Data section:
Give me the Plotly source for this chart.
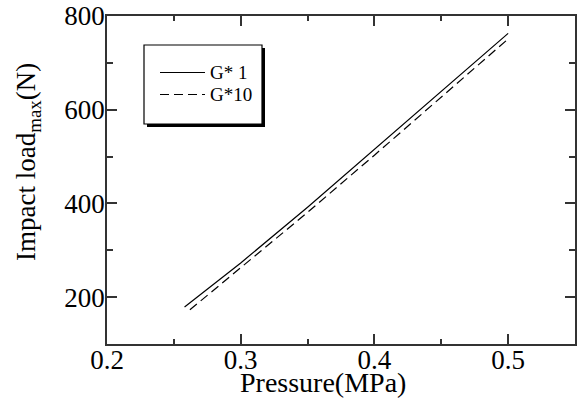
import plotly.graph_objects as go

pressure_g1 = [0.258, 0.30, 0.35, 0.40, 0.45, 0.50]
load_g1 = [179, 273, 392, 515, 639, 763]
pressure_g10 = [0.262, 0.30, 0.35, 0.40, 0.45, 0.50]
load_g10 = [173, 262, 381, 503, 627, 751]
series_names = ["G* 1", "G*10"]
x_title = "Pressure(MPa)"
y_title = "Impact load<sub>max</sub>(N)"

FONT = "Liberation Serif"
W, H = 581, 410
L, R, T, B = 107, 6, 16, 66
PW, PH = W - L - R, H - T - B


def px(x):
    return (x - L) / PW


def py(y):
    return (H - B - y) / PH


fig = go.Figure()
fig.add_trace(go.Scatter(x=pressure_g1, y=load_g1, mode="lines", name=series_names[0],
                         line=dict(color="black", width=1.2), showlegend=False))
fig.add_trace(go.Scatter(x=pressure_g10, y=load_g10, mode="lines", name=series_names[1],
                         line=dict(color="black", width=1.2, dash="9px,5px"), showlegend=False))

axis_common = dict(showgrid=False, zeroline=False, showline=True, linecolor="#333333",
                   linewidth=1.5, mirror="ticks", ticks="inside", ticklen=10, tickwidth=1.5,
                   tickcolor="#333333", tickfont=dict(family=FONT, size=27, color="black"),
                   automargin=False)

fig.update_xaxes(range=[0.2, 0.55], tick0=0.2, dtick=0.1, tickformat=".1f", ticklabelstandoff=-9,
                 minor=dict(dtick=0.05, tick0=0.2, ticks="inside", ticklen=5, tickwidth=1.5, tickcolor="#333333"),
                 **axis_common)
fig.update_yaxes(range=[100, 800], tickvals=[200, 400, 600, 800], ticklabelstandoff=-5,
                 minor=dict(tickvals=[100, 300, 500, 700], ticks="inside", ticklen=6, tickwidth=1.5, tickcolor="#333333"),
                 **axis_common)

# axis titles
fig.add_annotation(text=x_title, xref="paper", yref="paper", x=px(323), y=py(382),
                   xanchor="center", yanchor="middle", showarrow=False,
                   font=dict(family=FONT, size=28, color="black"))
fig.add_annotation(text=y_title, xref="paper", yref="paper", x=px(28), y=py(162),
                   xanchor="center", yanchor="middle", showarrow=False, textangle=-90,
                   font=dict(family=FONT, size=27, color="black"))

# legend frame with shadow
fig.add_shape(type="rect", xref="paper", yref="paper", layer="above",
              x0=px(147), x1=px(265), y0=py(127), y1=py(48),
              fillcolor="black", line=dict(width=0))
fig.add_shape(type="rect", xref="paper", yref="paper", layer="above",
              x0=px(144), x1=px(262), y0=py(124), y1=py(45),
              fillcolor="white", line=dict(color="black", width=1.2))
# legend samples
fig.add_shape(type="line", xref="paper", yref="paper", layer="above",
              x0=px(160), x1=px(205), y0=py(72.5), y1=py(72.5),
              line=dict(color="black", width=1.2))
fig.add_shape(type="line", xref="paper", yref="paper", layer="above",
              x0=px(160), x1=px(205), y0=py(94.5), y1=py(94.5),
              line=dict(color="black", width=1.2, dash="9px,5px"))
for name, yy in zip(series_names, [72.5, 94.5]):
    fig.add_annotation(text=name, xref="paper", yref="paper", x=px(208), y=py(yy),
                       xanchor="left", yanchor="middle", showarrow=False,
                       font=dict(family=FONT, size=19, color="black"))

fig.update_layout(
    width=W, height=H,
    margin=dict(l=L, r=R, t=T, b=B),
    paper_bgcolor="white", plot_bgcolor="white",
    showlegend=False,
)

fig.write_html("out.html", config={"displayModeBar": False},
               post_script="document.body.style.margin='0';")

To be done:
The material above must be printed exactly, with its pictures left out.

Correct result:
Give me the Plotly source for this chart.
import plotly.graph_objects as go

pressure_g1 = [0.258, 0.30, 0.35, 0.40, 0.45, 0.50]
load_g1 = [179, 273, 392, 515, 639, 763]
pressure_g10 = [0.262, 0.30, 0.35, 0.40, 0.45, 0.50]
load_g10 = [173, 262, 381, 503, 627, 751]
series_names = ["G* 1", "G*10"]
x_title = "Pressure(MPa)"
y_title = "Impact load<sub>max</sub>(N)"

FONT = "Liberation Serif"
W, H = 581, 410
L, R, T, B = 107, 6, 16, 66
PW, PH = W - L - R, H - T - B


def px(x):
    return (x - L) / PW


def py(y):
    return (H - B - y) / PH


fig = go.Figure()
fig.add_trace(go.Scatter(x=pressure_g1, y=load_g1, mode="lines", name=series_names[0],
                         line=dict(color="black", width=1.2), showlegend=False))
fig.add_trace(go.Scatter(x=pressure_g10, y=load_g10, mode="lines", name=series_names[1],
                         line=dict(color="black", width=1.2, dash="9px,5px"), showlegend=False))

axis_common = dict(showgrid=False, zeroline=False, showline=True, linecolor="#333333",
                   linewidth=1.5, mirror="ticks", ticks="inside", ticklen=10, tickwidth=1.5,
                   tickcolor="#333333", tickfont=dict(family=FONT, size=27, color="black"),
                   automargin=False)

fig.update_xaxes(range=[0.2, 0.55], tick0=0.2, dtick=0.1, tickformat=".1f", ticklabelstandoff=-9,
                 minor=dict(dtick=0.05, tick0=0.2, ticks="inside", ticklen=5, tickwidth=1.5, tickcolor="#333333"),
                 **axis_common)
fig.update_yaxes(range=[100, 800], tickvals=[200, 400, 600, 800], ticklabelstandoff=-5,
                 minor=dict(tickvals=[100, 300, 500, 700], ticks="inside", ticklen=6, tickwidth=1.5, tickcolor="#333333"),
                 **axis_common)

# axis titles
fig.add_annotation(text=x_title, xref="paper", yref="paper", x=px(323), y=py(382),
                   xanchor="center", yanchor="middle", showarrow=False,
                   font=dict(family=FONT, size=28, color="black"))
fig.add_annotation(text=y_title, xref="paper", yref="paper", x=px(28), y=py(162),
                   xanchor="center", yanchor="middle", showarrow=False, textangle=-90,
                   font=dict(family=FONT, size=27, color="black"))

# legend frame with shadow
fig.add_shape(type="rect", xref="paper", yref="paper", layer="above",
              x0=px(147), x1=px(265), y0=py(127), y1=py(48),
              fillcolor="black", line=dict(width=0))
fig.add_shape(type="rect", xref="paper", yref="paper", layer="above",
              x0=px(144), x1=px(262), y0=py(124), y1=py(45),
              fillcolor="white", line=dict(color="black", width=1.2))
# legend samples
fig.add_shape(type="line", xref="paper", yref="paper", layer="above",
              x0=px(160), x1=px(205), y0=py(72.5), y1=py(72.5),
              line=dict(color="black", width=1.2))
fig.add_shape(type="line", xref="paper", yref="paper", layer="above",
              x0=px(160), x1=px(205), y0=py(94.5), y1=py(94.5),
              line=dict(color="black", width=1.2, dash="9px,5px"))
for name, yy in zip(series_names, [72.5, 94.5]):
    fig.add_annotation(text=name, xref="paper", yref="paper", x=px(208), y=py(yy),
                       xanchor="left", yanchor="middle", showarrow=False,
                       font=dict(family=FONT, size=19, color="black"))

fig.update_layout(
    width=W, height=H,
    margin=dict(l=L, r=R, t=T, b=B),
    paper_bgcolor="white", plot_bgcolor="white",
    showlegend=False,
)

fig.write_html("out.html", config={"displayModeBar": False},
               post_script="document.body.style.margin='0';")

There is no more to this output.